» **Instructions to follow**: Locate each line containing the string "with" and copy it out.
::: Data for processing :::
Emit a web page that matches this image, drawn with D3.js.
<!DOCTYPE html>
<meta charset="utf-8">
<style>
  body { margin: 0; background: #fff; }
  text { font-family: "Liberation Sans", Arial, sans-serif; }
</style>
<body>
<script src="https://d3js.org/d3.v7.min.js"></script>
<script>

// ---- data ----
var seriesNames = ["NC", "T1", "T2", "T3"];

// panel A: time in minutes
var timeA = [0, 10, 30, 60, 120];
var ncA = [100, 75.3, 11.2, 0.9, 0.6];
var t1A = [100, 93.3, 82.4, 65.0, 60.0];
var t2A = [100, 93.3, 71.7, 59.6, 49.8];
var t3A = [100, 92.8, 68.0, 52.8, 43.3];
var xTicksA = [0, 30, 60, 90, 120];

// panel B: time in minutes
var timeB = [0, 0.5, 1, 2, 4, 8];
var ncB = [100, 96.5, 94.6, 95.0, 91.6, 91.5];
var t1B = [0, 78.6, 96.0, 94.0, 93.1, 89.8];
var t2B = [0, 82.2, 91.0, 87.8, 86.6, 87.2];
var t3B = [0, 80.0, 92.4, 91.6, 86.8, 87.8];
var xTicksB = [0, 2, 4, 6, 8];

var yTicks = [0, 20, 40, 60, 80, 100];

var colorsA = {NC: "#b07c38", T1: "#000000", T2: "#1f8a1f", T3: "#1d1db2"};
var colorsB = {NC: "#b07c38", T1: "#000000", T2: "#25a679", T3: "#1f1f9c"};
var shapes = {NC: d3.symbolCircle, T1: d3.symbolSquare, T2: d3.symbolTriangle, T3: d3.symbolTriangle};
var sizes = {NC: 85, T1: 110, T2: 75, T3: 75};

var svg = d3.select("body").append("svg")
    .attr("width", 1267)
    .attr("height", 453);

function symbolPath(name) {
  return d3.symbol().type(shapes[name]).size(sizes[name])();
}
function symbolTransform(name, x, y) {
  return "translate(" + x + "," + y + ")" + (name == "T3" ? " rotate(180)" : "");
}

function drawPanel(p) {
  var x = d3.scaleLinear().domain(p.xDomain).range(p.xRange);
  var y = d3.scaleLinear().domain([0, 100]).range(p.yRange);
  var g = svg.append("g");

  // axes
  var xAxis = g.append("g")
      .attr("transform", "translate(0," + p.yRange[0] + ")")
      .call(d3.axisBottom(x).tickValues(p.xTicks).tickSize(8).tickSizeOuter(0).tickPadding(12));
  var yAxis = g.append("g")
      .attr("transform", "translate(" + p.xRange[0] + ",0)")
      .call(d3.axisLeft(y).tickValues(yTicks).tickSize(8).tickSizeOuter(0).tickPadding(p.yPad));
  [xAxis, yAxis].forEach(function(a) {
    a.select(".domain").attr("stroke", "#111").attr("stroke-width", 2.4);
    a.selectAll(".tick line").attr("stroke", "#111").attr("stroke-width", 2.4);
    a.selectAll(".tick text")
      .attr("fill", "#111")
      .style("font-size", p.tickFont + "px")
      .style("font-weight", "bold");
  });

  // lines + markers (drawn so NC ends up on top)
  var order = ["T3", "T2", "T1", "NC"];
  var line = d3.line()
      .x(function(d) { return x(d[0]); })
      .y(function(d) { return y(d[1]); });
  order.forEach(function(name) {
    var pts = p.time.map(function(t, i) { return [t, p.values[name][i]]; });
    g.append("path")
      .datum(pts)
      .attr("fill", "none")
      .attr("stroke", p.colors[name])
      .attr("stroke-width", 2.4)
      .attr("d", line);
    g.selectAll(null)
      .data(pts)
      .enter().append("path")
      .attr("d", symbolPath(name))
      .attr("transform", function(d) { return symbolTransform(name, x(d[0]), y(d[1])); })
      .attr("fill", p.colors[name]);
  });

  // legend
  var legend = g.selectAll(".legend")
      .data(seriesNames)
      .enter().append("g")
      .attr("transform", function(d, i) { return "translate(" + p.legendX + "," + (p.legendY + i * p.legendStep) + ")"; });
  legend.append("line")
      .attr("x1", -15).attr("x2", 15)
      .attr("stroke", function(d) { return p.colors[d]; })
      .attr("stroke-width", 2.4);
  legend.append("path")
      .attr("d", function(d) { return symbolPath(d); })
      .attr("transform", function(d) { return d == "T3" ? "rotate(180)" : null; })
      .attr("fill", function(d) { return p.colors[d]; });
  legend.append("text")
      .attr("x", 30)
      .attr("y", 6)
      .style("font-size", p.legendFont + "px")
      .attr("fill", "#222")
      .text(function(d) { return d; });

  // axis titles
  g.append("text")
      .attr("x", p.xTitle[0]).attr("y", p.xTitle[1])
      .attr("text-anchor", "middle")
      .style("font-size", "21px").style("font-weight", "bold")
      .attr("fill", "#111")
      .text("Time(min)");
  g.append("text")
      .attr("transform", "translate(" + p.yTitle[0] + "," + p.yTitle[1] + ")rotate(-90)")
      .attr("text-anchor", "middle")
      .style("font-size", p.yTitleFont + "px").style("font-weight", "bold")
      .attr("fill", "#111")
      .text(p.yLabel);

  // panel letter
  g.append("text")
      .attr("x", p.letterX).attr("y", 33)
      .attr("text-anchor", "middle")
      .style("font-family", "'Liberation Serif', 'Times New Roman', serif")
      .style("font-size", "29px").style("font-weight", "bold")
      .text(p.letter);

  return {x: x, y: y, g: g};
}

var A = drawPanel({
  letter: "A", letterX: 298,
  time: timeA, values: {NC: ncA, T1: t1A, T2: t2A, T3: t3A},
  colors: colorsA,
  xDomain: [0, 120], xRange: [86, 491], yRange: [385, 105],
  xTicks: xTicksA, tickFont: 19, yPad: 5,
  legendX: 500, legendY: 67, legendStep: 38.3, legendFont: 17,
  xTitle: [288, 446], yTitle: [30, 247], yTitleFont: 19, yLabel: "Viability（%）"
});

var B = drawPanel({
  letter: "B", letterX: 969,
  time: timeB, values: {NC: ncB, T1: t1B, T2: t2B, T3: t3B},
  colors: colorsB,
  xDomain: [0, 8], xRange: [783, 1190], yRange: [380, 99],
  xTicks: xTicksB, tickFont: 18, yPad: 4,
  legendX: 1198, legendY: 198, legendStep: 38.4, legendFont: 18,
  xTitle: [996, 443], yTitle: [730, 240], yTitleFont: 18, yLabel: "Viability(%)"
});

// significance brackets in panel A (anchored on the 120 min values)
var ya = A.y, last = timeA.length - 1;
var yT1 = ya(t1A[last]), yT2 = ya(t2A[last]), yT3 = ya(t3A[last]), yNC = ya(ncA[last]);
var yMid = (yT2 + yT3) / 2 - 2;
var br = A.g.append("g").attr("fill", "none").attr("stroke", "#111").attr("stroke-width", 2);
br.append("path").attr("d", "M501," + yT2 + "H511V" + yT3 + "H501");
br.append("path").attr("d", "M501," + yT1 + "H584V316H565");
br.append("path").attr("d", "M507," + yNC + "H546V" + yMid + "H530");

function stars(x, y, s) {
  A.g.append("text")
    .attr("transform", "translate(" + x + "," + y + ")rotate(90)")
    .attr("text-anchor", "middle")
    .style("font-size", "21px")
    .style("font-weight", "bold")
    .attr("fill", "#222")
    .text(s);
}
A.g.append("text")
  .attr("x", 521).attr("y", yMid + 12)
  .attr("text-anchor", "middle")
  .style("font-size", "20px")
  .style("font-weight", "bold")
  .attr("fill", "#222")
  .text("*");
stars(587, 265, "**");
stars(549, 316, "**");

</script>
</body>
:::
::: Data for processing :::
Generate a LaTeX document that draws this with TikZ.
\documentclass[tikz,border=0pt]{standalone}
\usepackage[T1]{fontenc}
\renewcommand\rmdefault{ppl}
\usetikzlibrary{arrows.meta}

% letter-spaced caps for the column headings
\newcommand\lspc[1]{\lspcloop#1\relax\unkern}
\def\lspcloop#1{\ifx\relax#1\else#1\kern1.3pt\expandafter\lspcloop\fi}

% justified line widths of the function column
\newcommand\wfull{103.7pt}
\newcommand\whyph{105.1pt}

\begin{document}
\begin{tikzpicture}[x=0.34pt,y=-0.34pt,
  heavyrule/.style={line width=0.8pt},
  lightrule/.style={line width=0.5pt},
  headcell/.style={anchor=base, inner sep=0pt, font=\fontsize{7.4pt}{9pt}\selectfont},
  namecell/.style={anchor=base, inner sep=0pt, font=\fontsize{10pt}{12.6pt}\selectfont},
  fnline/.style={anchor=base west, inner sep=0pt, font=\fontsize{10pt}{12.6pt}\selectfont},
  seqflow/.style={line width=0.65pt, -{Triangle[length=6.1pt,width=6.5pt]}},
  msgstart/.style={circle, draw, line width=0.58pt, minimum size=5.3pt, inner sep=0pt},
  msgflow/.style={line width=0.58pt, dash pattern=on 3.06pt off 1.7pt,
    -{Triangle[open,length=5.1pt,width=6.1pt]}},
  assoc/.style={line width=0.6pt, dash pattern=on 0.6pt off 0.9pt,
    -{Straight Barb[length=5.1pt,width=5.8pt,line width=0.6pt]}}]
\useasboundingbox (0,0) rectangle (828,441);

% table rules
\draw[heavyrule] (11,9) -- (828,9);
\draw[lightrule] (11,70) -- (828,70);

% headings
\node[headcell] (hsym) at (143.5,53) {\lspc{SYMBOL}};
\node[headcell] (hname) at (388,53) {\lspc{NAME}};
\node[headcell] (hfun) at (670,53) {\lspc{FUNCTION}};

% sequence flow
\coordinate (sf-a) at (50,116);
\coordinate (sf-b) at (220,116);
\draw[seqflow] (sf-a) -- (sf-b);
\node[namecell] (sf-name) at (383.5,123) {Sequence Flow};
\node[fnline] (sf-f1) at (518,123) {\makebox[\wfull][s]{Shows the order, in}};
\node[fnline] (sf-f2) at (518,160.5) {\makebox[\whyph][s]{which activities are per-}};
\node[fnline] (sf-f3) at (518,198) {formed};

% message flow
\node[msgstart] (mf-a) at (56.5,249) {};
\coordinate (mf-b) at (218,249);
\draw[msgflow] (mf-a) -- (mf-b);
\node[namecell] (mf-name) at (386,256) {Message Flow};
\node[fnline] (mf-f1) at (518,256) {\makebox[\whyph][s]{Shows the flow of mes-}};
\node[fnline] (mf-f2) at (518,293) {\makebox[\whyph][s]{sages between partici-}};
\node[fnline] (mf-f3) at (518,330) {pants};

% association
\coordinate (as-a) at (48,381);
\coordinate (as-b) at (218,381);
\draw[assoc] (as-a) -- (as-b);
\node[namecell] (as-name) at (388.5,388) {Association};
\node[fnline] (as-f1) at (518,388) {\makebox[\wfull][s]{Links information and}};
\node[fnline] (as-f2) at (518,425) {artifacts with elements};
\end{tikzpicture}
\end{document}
:::
» **Task result**:
Emit a web page that matches this image, drawn with D3.js.
Generate a LaTeX document that draws this with TikZ.
\node[fnline] (as-f2) at (518,425) {artifacts with elements};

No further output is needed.